I want to pick up on the question raised in the previous musing of how do we know when it’s most helpful to approach ourselves as a single, whole person or a person made up of many different and sometimes conflicting parts. My best simple answer is, for most of us, most of time, we can’t know. It takes a bit of trial and error, sometimes called floundering, to find out what’s needed.
Let me take this moment as an illustration. Right now as I’m sitting in front of my computer wondering where I want to go with this article, a small doubt worms its way into my awareness and whispers to me that regrettably I’m not up to the task of answering the question at hand, that the question itself is inconsequential, a distraction from more important matters, and that, characteristic of me, I’m undertaking a project that will lead nowhere. I recognize the accusations, they are familiar and my response to them is predictable: I become momentarily paralyzed.

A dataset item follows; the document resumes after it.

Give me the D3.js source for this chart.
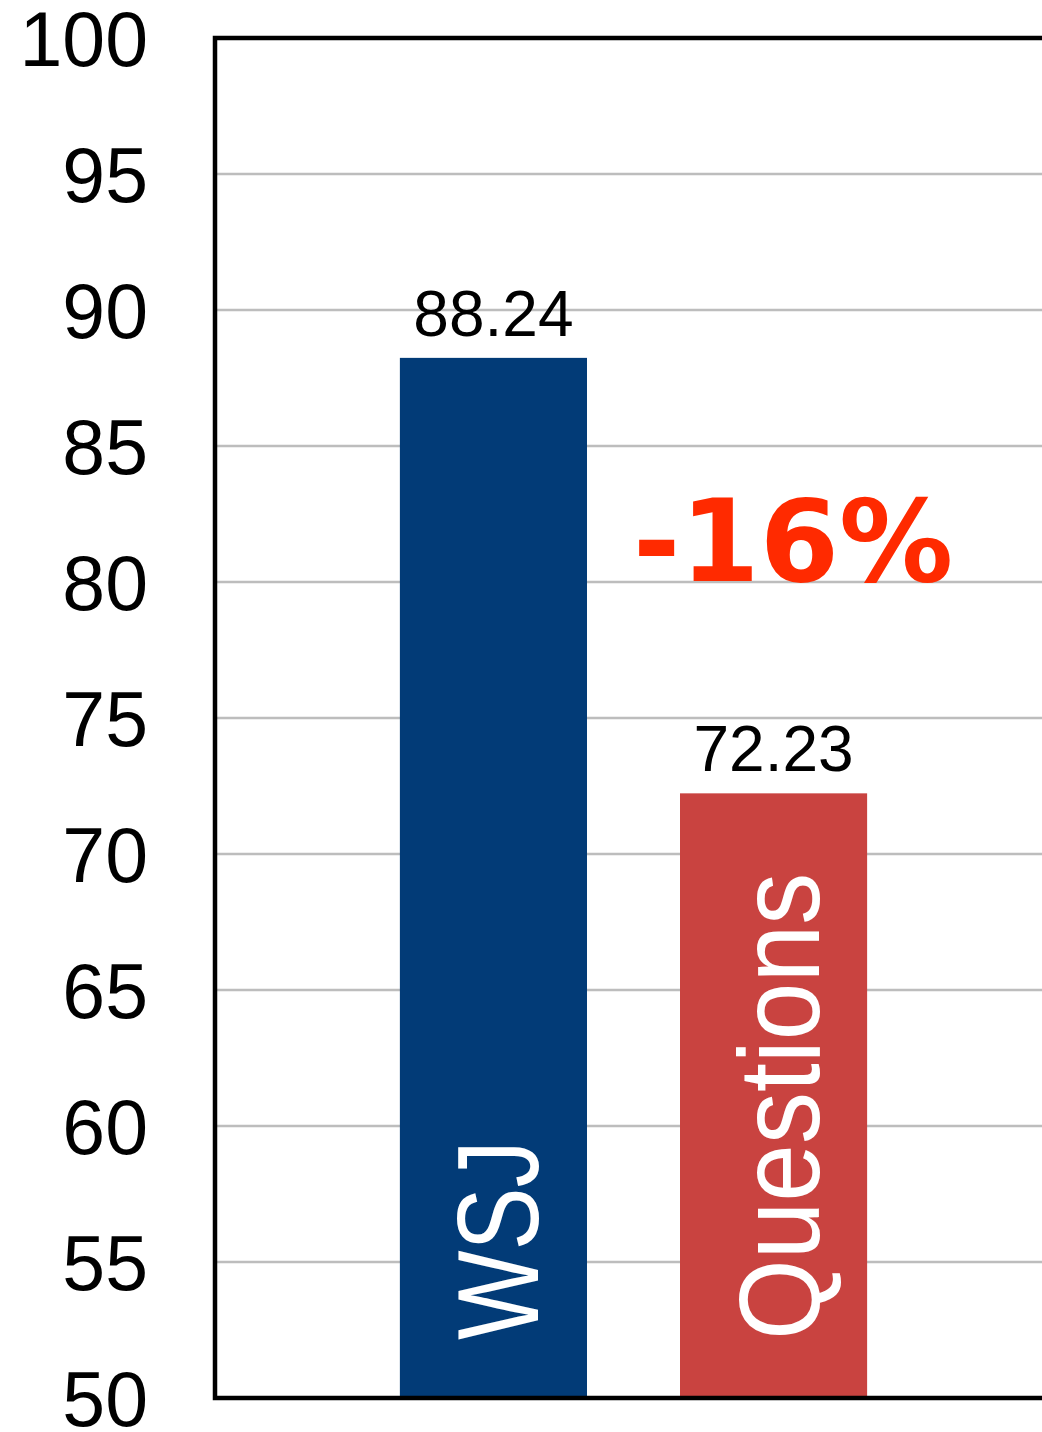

This kind of paralysis is a symptom as well as a description of a certain state of mind. The symptom is telling me that I am simultaneously trying to go in opposite directions. I’m wanting to perform a specific task and I’m also not wanting to undertake it because I fear it won’t end in a good enough outcome. The result is I’m stuck between my desire and my fear. I notice that the article isn’t getting written. I might start to get frustrated. I might eventually start to ask myself what’s the obstacle in my way. Why can’t I write this article? In this instance, if I’m aware only that I’m trying, trying very hard, perhaps, to get my ideas into words, but unaware that I’m trying equally hard not to complete that task, I may find that in spite of my best efforts I’m getting nowhere. It’s here that it would be helpful for me to be analytical, to break down my idea of an irreducible “I” into its component parts in order to see the conflict that is taking place in me. If I strenuously resist doing that, it may be done for me, in which case I will experience the same analytical process passively as a breakdown. Parts of myself try to separate out. Parts of me are not happy with an “I”, which does not represent them, speaking on their behalf. In time, they will actively begin sabotaging what I describe as my plans. If this state of affairs proceeds far enough, those disaffected parts of me will be in open revolt, in which case, like a government vainly trying to maintain law and order in the face of a popular uprising, I will lose any semblance of control over the situation.

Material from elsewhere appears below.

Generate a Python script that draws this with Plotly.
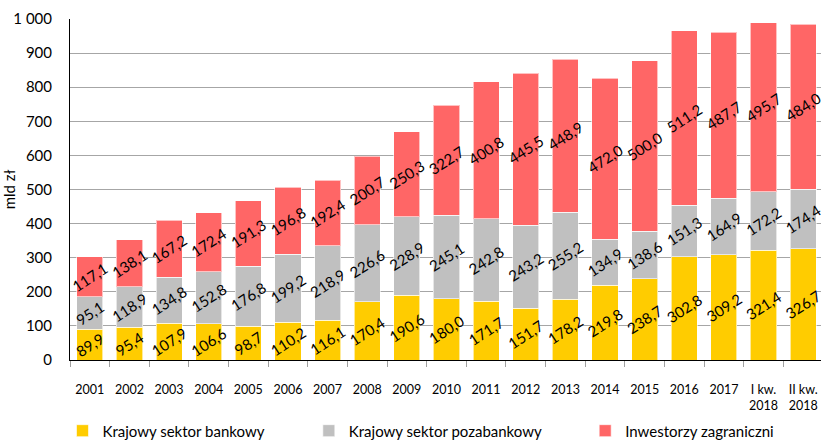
import plotly.graph_objects as go

categories = ["2001", "2002", "2003", "2004", "2005", "2006", "2007", "2008", "2009",
              "2010", "2011", "2012", "2013", "2014", "2015", "2016", "2017",
              "I kw.<br>2018", "II kw.<br>2018"]
bank = [89.9, 95.4, 107.9, 106.6, 98.7, 110.2, 116.1, 170.4, 190.6, 180.0,
        171.7, 151.7, 178.2, 219.8, 238.7, 302.8, 309.2, 321.4, 326.7]
nonbank = [95.1, 118.9, 134.8, 152.8, 176.8, 199.2, 218.9, 226.6, 228.9, 245.1,
           242.8, 243.2, 255.2, 134.9, 138.6, 151.3, 164.9, 172.2, 174.4]
foreign = [117.1, 138.1, 167.2, 172.4, 191.3, 196.8, 192.4, 200.7, 250.3, 322.7,
           400.8, 445.5, 448.9, 472.0, 500.0, 511.2, 487.7, 495.7, 484.0]

series = [
    ("Krajowy sektor bankowy", bank, "#FFCC00", "legend", -0.01),
    ("Krajowy sektor pozabankowy", nonbank, "#C0C0C0", "legend2", 0.318),
    ("Inwestorzy zagraniczni", foreign, "#FF6666", "legend3", 0.686),
]

FONT = "Lato, Open Sans, sans-serif"

fig = go.Figure()
legends = {}
for name, vals, color, leg, lx in series:
    fig.add_trace(go.Bar(
        x=categories, y=vals, name=name, legend=leg,
        marker=dict(color=color, line=dict(color="rgba(255,255,255,0.6)", width=1)),
        text=[f"{v:.1f}".replace(".", ",") for v in vals],
        textposition="inside",
        insidetextanchor="middle",
        constraintext="none",
        textangle=-33,
        textfont=dict(color="black", size=15, family=FONT),
    ))
    legends[leg] = dict(orientation="h", x=lx, y=-0.208, yanchor="middle", xanchor="left",
                        font=dict(size=15, family=FONT), bgcolor="rgba(0,0,0,0)")

fig.update_layout(
    barmode="stack",
    bargap=0.34,
    width=821, height=448,
    margin=dict(l=70, r=0, t=19, b=83),
    plot_bgcolor="white",
    paper_bgcolor="white",
    uniformtext=dict(mode=False),
    font=dict(family=FONT, color="black"),
    showlegend=True,
    **legends,
)
fig.update_xaxes(
    range=[-0.5, 18.45],
    showline=True, linecolor="black", linewidth=1,
    ticks="outside", tickson="boundaries", ticklen=6, tickcolor="#A0A0A0",
    tickfont=dict(size=12.5, family=FONT),
    ticklabelstandoff=18,
    automargin=False,
)
fig.update_yaxes(
    range=[0, 1000],
    tickvals=list(range(0, 1001, 100)),
    ticktext=[f"{v:,}".replace(",", " ") for v in range(0, 1001, 100)],
    showline=True, linecolor="black", linewidth=1,
    showgrid=True, gridcolor="#A6A6A6", gridwidth=1,
    tickfont=dict(size=15, family=FONT),
    ticklabelstandoff=14,
    title=dict(text="mld zł", font=dict(size=15, family=FONT), standoff=4),
    zeroline=False,
    automargin=False,
)

# drop the default page margin and any overflow so the 821x448 figure fills the window exactly
fig.write_html(
    "out.html",
    config={"displayModeBar": False},
    post_script=(
        "document.body.style.margin='0';"
        "document.body.style.overflow='hidden';"
        "document.documentElement.style.overflow='hidden';"
    ),
)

Supplying the part of me who doesn’t want to write this article with an invitation to openly share what is happening for it, an invitation that is genuine enough to convince my so-called uncooperative part that I will listen to it empathically, is a first step toward creating a three-way conversation between my conflicting parts and a third part acting as facilitator. It’s a kind of internal conflict resolution, which can’t happen unless all parts are recognized and engaged with as we would engage with autonomous individuals. It is the conflict which fragments and paralyzes us. To the extent that we resolve our inner conflicts, we naturally and effortlessly return to a sense of being whole persons.